With four projects on its hands, all at different stages but exhibiting some obvious opportunities for joint development, in March, Sunridge kicked off a production study that will assess the mining and processing options for its property as a whole. As the company explained in a news release, "The study will serve as a road map for future engineering studies and will initially focus on the possibility of fast-tracking mining and direct shipping of a small, high-grade section of the Debarwa copper supergene zone."
The study will also investigate the impact of including ore from Adi Nefas, Gupo, and possibly Debarwa on the economics of an operation at Emba Derho.
The joint venture
In 2009, Antofagasta came to Eritrea to look at Sunridge's Emba Derho project. Hopley says the major miner went through all the data in excruciating detail and then decided the project was too small.
"But instead of leaving, they then came to us and said, 'Here's this $10-million proposal on your exploration ground,'" says Hopley. It took months for the companies to work through the due diligence work on the deal. By the time they were done, Sunridge's share price had doubled.
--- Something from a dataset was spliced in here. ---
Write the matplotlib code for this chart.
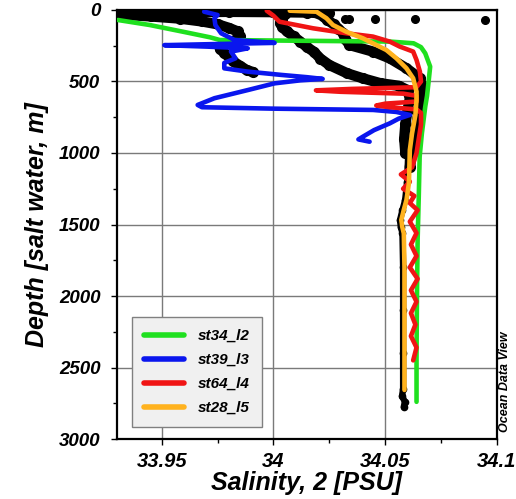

"So we had to say sorry but we don't want to do the deal anymore," says Hopley. "Again, instead of leaving, they offered to change the terms of the agreement, added a $5-million investment into Sunridge, and increased their exploration commitment in the first year. We think it shows just how interested they are in this area."
The new deal, signed in October, allows Antofagasta to earn a 60% stake in the exploration areas of the Asmara property, which cover all of the 1,000-sq.-km property except the land packages around Sunridge's four deposits, by spending US$10 million on exploration within five years. The major has to spend at least US$2 million in the first two years of the deal, or pay Sunridge any shortfall.
The deal also saw Antofagasta buy 14 million Sunridge shares at 40¢ apiece, for proceeds to the junior of US$5 million. The private placement gave Antofagasta an 18% interest in Sunridge, making it the company's largest shareholder. Lundin Mining (LUN-T) is the second- largest shareholder, with a 13% stake.
Sunridge officially operates the exploration effort for the joint venture, though Hopley says it is in reality very much a joint effort. He says combining the two companies' different ideas about exploration are making for a better program.
More generally, the program is being guided by gravity anomalies.
"We've found gravity surveys to be the best way to find blind VMS deposits here," says Hopley. "We spent half a million dollars covering the whole property with a regional gravity survey, for the first time, and the work revealed some very impressive gravity highs that have never been drilled."
In May the partners started drills turning at one of those targets, called Adi Rassi. The prospect is near the southern end of the property, 8 km southeast of Debarwa, and the partners plan to complete four holes totaling 1,200 metres at the site before moving on to another target.
An Ethiopian company evaluated Adi Rassi in the early 1970s, identifying copper and gold mineralization associated with quartz veins and breccia zones along a major shear zone that trends northeast and dips steeply to the west. The alteration of interest has been traced on surface along 500 metres strike and averages 80 metres in width.
The first target area drilled in the joint venture, the Daero Paulos area in the centre of Sunridge's land package, did not return significant mineralization.
Sunridge and Antofagasta are also advancing a regional target generation program, including stream sampling, satellite imagery analysis and local geological mapping.
At presstime, Sunridge's shares were near 40¢. The company has a 52-week trading range of 21.5¢ to 85¢ and 76 million shares outstanding (82 million fully diluted).